COPING STRATEGIES: KONSEPSI DAN DIMENSI
Secara umum coping strategies
dapat didefinisikan sebagai kemampuan seseorang dalam menerapkan seperangkat
cara untuk mengatasi berbagai permasalahan yang melingkupi kehidupannya. Dalam
konteks keluarga miskin, menurut Moser (1998), strategi penanganan masalah ini
pada dasarnya merupakan kemampuan segenap anggota keluarga dalam mengelola atau
memenej berbagai asset yang dimilikinya.

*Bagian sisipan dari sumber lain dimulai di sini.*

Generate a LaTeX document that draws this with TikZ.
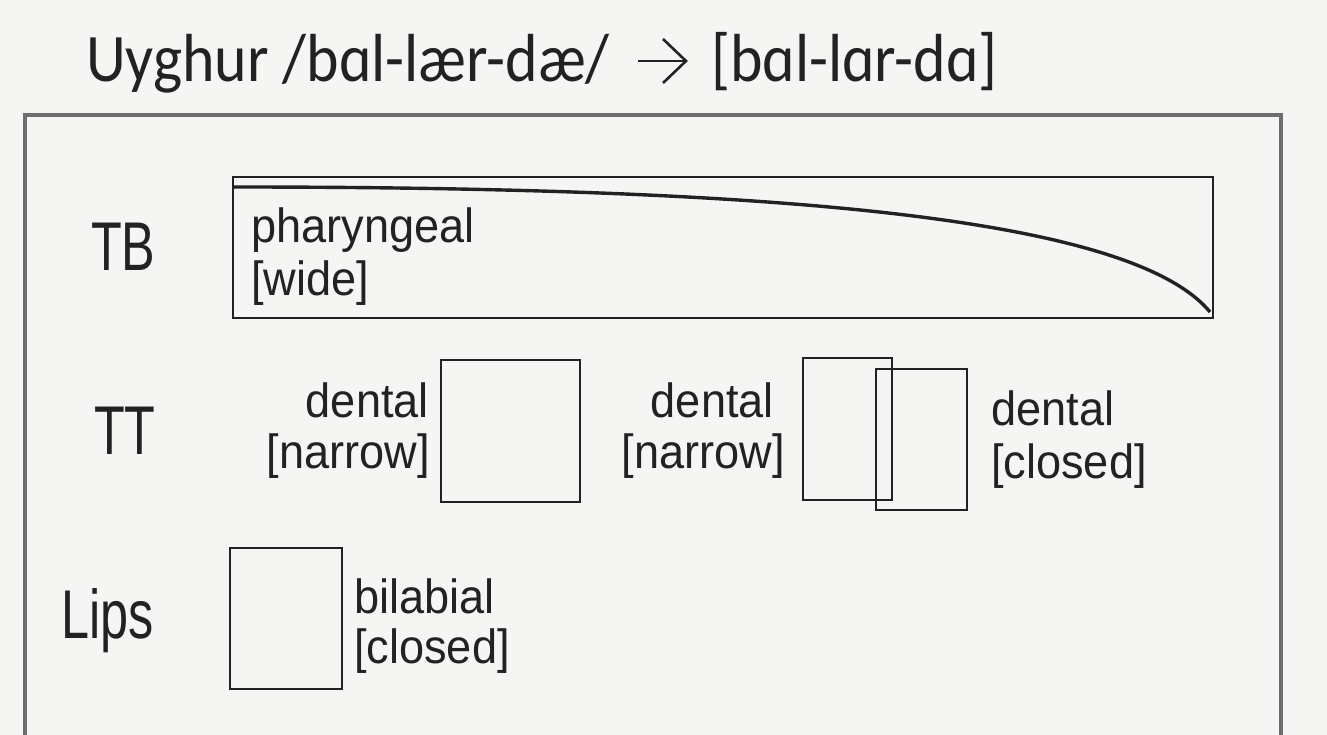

Moser mengistilahkannya dengan nama “asset
portfolio management”. Berdasarkan konsepsi ini, Moser (1998:4-16) membuat
kerangka analisis yang disebut “The Asset Vulnerability Framework”.
Kerangka ini meliputi berbagai pengelolaan asset seperti:
- Asset tenaga kerja (labour assets), misalnya meningkatkan keterlibatan wanita dan anak-anak dalam keluarga untuk bekerja membantu ekonomi rumah tangga.
- Asset modal manusia (human capital assets), misalnya memanfaatkan status kesehatan yang dapat menentukan kapasitas orang untuk bekerja atau keterampilan dan pendidikan yang menentukan kembalian atau hasil kerja (return) terhadap tenaga yang dikeluarkannya.
- Asset produktif (productive assets), misalnya menggunakan rumah, sawah,ternak, tanaman untuk keperluan hidupnya.
- Asset relasi rumah tangga atau keluarga (household relation assets), misalnya memanfaatkan jaringan dan dukungan dari sistem keluarga besar, kelompok etnis, migrasi tenaga kerja dan mekanisme “uang kiriman” (remittances).
- Asset modal sosial (social capital assets), misalnya memanfaatkan lembaga-lembaga sosial lokal, arisan, dan pemberi kredit informal dalam proses dan sistem perekonomian keluarga.